## TASK TO CARRY OUT
All lines in which the word "React" occurs are to be extracted.

## ENTRIES SHOWN
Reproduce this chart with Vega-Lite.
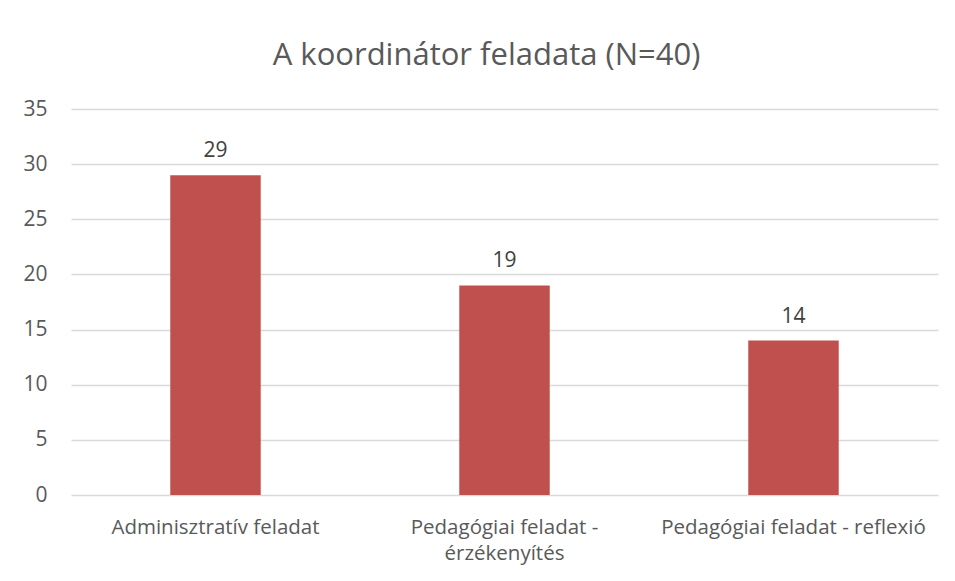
{
  "$schema": "https://vega.github.io/schema/vega-lite/v6.json",
  "autosize": "none",
  "width": 867,
  "height": 386,
  "padding": {"left": 71, "top": 109, "right": 17, "bottom": 86},
  "background": "white",
  "config": {
    "view": {"stroke": null},
    "font": "Open Sans"
  },
  "title": {
    "text": "A koordinátor feladata (N=40)",
    "fontSize": 31,
    "fontWeight": "normal",
    "color": "#595959",
    "font": "Open Sans",
    "anchor": "middle",
    "baseline": "alphabetic",
    "offset": 2,
    "dx": -18
  },
  "data": {
    "values": [
      {"category": "Adminisztratív feladat", "value": 29},
      {"category": "Pedagógiai feladat - érzékenyítés", "value": 19},
      {"category": "Pedagógiai feladat - reflexió", "value": 14}
    ]
  },
  "encoding": {
    "x": {
      "field": "category",
      "type": "nominal",
      "sort": null,
      "scale": {"paddingInner": 0.687, "paddingOuter": 0.3435},
      "axis": {
        "title": null,
        "labelAngle": 0,
        "labelFont": "Open Sans",
        "labelFontSize": 20.5,
        "labelColor": "#595959",
        "labelPadding": 38,
        "labelLineHeight": 26,
        "labelLimit": 400,
        "labelBaseline": "alphabetic",
        "ticks": false,
        "domain": false,
        "labelExpr": "datum.label == 'Pedagógiai feladat - érzékenyítés' ? ['Pedagógiai feladat -', 'érzékenyítés'] : datum.label"
      }
    },
    "y": {
      "field": "value",
      "type": "quantitative",
      "scale": {"domain": [0, 35], "nice": false},
      "axis": {
        "title": null,
        "values": [0, 5, 10, 15, 20, 25, 30, 35],
        "labelFont": "Open Sans",
        "labelFontSize": 21,
        "labelColor": "#595959",
        "labelPadding": 24,
        "ticks": false,
        "domain": false,
        "gridColor": "#D9D9D9",
        "gridWidth": 1.3
      }
    }
  },
  "layer": [
    {"mark": {"type": "bar", "color": "#C0504D"}},
    {
      "mark": {"type": "text", "baseline": "alphabetic", "dy": -18, "fontSize": 21, "font": "Open Sans", "color": "#404040"},
      "encoding": {"text": {"field": "value", "type": "quantitative"}}
    }
  ]
}
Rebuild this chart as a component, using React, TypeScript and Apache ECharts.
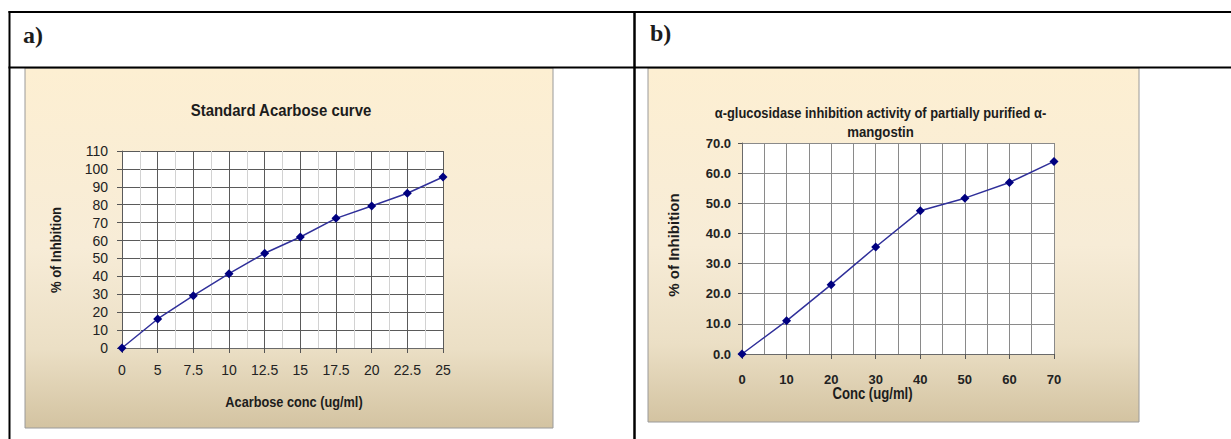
import React, { useEffect, useRef } from "react";
import * as echarts from "echarts";

// ---------- data ----------
const acarboseConc = ["0", "5", "7.5", "10", "12.5", "15", "17.5", "20", "22.5", "25"];
const acarboseInhibition = [0, 16.2, 29.2, 41.5, 52.9, 62, 72.4, 79.3, 86.4, 95.5];
const acarboseYMin = 0;
const acarboseYMax = 110;
const acarboseYStep = 10;

const mangostinConc = [0, 10, 20, 30, 40, 50, 60, 70];
const mangostinInhibition = [0, 11.0, 23.0, 35.5, 47.5, 51.7, 56.9, 63.9];
const mangostinYMin = 0;
const mangostinYMax = 70;
const mangostinYStep = 10;
const mangostinXStep = 10;

// ---------- styles ----------
const SANS = "'Liberation Sans', Arial, sans-serif";
const SERIF = "'Liberation Serif', 'Times New Roman', serif";
const INK = "#1c1c1c";

const bgGradient = () =>
  new echarts.graphic.LinearGradient(0, 0, 0, 1, [
    { offset: 0, color: "#fdefd2" },
    { offset: 0.5, color: "#f7ecd7" },
    { offset: 0.78, color: "#ebdfc5" },
    { offset: 1, color: "#d3c3a1" },
  ]);

const GA = { left: 122, top: 151, width: 321, height: 197 };
const GB = { left: 742, top: 143, width: 312, height: 211 };

function txt(
  text: string,
  x: number,
  y: number,
  font: string,
  opts: { rotation?: number; scaleX?: number; align?: string } = {}
) {
  return {
    type: "text",
    x,
    y,
    z: 100,
    rotation: opts.rotation || 0,
    scaleX: opts.scaleX || 1,
    style: {
      text,
      font,
      fill: INK,
      align: opts.align || "center",
      verticalAlign: "middle",
    },
  };
}

function line(x1: number, y1: number, x2: number, y2: number, w: number) {
  return {
    type: "line",
    z: 100,
    shape: { x1, y1, x2, y2 },
    style: { stroke: "#000", lineWidth: w },
  };
}

export default function App() {
  const ref = useRef<HTMLDivElement>(null);

  useEffect(() => {
    if (!ref.current) return;
    const chart = echarts.init(ref.current, undefined, { renderer: "svg" });

    const option: any = {
      animation: false,
      backgroundColor: "#ffffff",
      grid: [
        { ...GA, show: true, backgroundColor: "#ffffff", borderWidth: 0, containLabel: false },
        { ...GB, show: true, backgroundColor: "#ffffff", borderWidth: 0, containLabel: false },
      ],
      xAxis: [
        {
          type: "category",
          gridIndex: 0,
          data: acarboseConc,
          boundaryGap: false,
          axisLine: { show: true, lineStyle: { color: "#6a6a6a", width: 1 } },
          axisTick: { show: true, inside: false, length: 5, lineStyle: { color: "#555" } },
          axisLabel: { margin: 15, fontSize: 14, fontFamily: SANS, color: "#222" },
          splitLine: { show: true, lineStyle: { color: "#5a5a5a", width: 1 } },
          z: 3,
        },
        {
          type: "value",
          gridIndex: 0,
          min: 0,
          max: acarboseConc.length - 1,
          interval: 1,
          axisLine: { show: false },
          axisTick: { show: false },
          axisLabel: { show: false },
          splitLine: { show: false },
          minorTick: { show: false, splitNumber: 2 },
          minorSplitLine: { show: true, lineStyle: { color: "#d2d2d2", width: 1 } },
          z: 1,
        },
        {
          type: "value",
          gridIndex: 1,
          min: 0,
          max: mangostinConc[mangostinConc.length - 1],
          interval: mangostinXStep,
          axisLine: { show: true, lineStyle: { color: "#6a6a6a", width: 1 } },
          axisTick: { show: true, inside: false, length: 5, lineStyle: { color: "#555" } },
          axisLabel: {
            margin: 19,
            fontSize: 13,
            fontWeight: "bold",
            fontFamily: SANS,
            color: "#222",
          },
          splitLine: { show: true, lineStyle: { color: "#8a8a8a", width: 1 } },
          minorTick: { show: false, splitNumber: 2 },
          minorSplitLine: { show: true, lineStyle: { color: "#8a8a8a", width: 1 } },
        },
      ],
      yAxis: [
        {
          type: "value",
          gridIndex: 0,
          min: acarboseYMin,
          max: acarboseYMax,
          interval: acarboseYStep,
          axisLine: { show: true, lineStyle: { color: "#6a6a6a", width: 1 } },
          axisTick: { show: true, inside: false, length: 5, lineStyle: { color: "#555" } },
          axisLabel: { margin: 14, fontSize: 14, fontFamily: SANS, color: "#222" },
          splitLine: { show: true, lineStyle: { color: "#5a5a5a", width: 1 } },
        },
        {
          type: "value",
          gridIndex: 1,
          min: mangostinYMin,
          max: mangostinYMax,
          interval: mangostinYStep,
          axisLine: { show: true, lineStyle: { color: "#6a6a6a", width: 1 } },
          axisTick: { show: true, inside: false, length: 4, lineStyle: { color: "#555" } },
          axisLabel: {
            margin: 11,
            fontSize: 13,
            fontWeight: "bold",
            fontFamily: SANS,
            color: "#222",
            formatter: (v: number) => v.toFixed(1),
          },
          splitLine: { show: true, lineStyle: { color: "#8a8a8a", width: 1 } },
        },
      ],
      series: [
        {
          type: "line",
          xAxisIndex: 0,
          yAxisIndex: 0,
          data: acarboseInhibition,
          symbol: "diamond",
          symbolSize: 9,
          lineStyle: { color: "#30309a", width: 1.5 },
          itemStyle: { color: "#000080" },
          z: 5,
        },
        {
          type: "line",
          xAxisIndex: 2,
          yAxisIndex: 1,
          data: mangostinConc.map((x, i) => [x, mangostinInhibition[i]]),
          symbol: "diamond",
          symbolSize: 9,
          lineStyle: { color: "#30309a", width: 1.5 },
          itemStyle: { color: "#000080" },
          z: 5,
        },
      ],
      graphic: [
        {
          type: "rect",
          z: -10,
          shape: { x: 25, y: 68, width: 528, height: 360 },
          style: { fill: bgGradient(), stroke: "#9a9a9a", lineWidth: 1 },
        },
        {
          type: "rect",
          z: -10,
          shape: { x: 648, y: 68, width: 491, height: 354 },
          style: { fill: bgGradient(), stroke: "#9a9a9a", lineWidth: 1 },
        },
        line(8.5, 12, 1231, 12, 2),
        line(8.5, 67.5, 1231, 67.5, 2),
        line(9.5, 11, 9.5, 439, 2),
        line(634.5, 11, 634.5, 439, 2.5),
        txt("a)", 23, 35, `bold 24px ${SERIF}`, { align: "left" }),
        txt("b)", 650, 33, `bold 24px ${SERIF}`, { align: "left" }),
        txt("Standard Acarbose curve", 281, 110, `bold 17px ${SANS}`, { scaleX: 0.88 }),
        txt("Acarbose conc (ug/ml)", 294, 402, `bold 15px ${SANS}`, { scaleX: 0.85 }),
        txt("% of Inhbition", 56, 250, `bold 15px ${SANS}`, { rotation: Math.PI / 2, scaleX: 0.87 }),
        txt("α-glucosidase inhibition activity of partially purified α-", 880.5, 113, `bold 15px ${SANS}`, { scaleX: 0.86 }),
        txt("mangostin", 880.5, 132, `bold 15px ${SANS}`, { scaleX: 0.88 }),
        txt("% of Inhibition", 673.5, 245, `bold 15px ${SANS}`, { rotation: Math.PI / 2 }),
        txt("Conc (ug/ml)", 872.5, 394, `bold 16px ${SANS}`, { scaleX: 0.82 }),
      ],
    };

    chart.setOption(option);
    return () => chart.dispose();
  }, []);

  return (
    <div
      ref={ref}
      style={{ position: "absolute", left: 0, top: 0, width: 1231, height: 439 }}
    />
  );
}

## SOLUTION
Rebuild this chart as a component, using React, TypeScript and Apache ECharts.
import React, { useEffect, useRef } from "react";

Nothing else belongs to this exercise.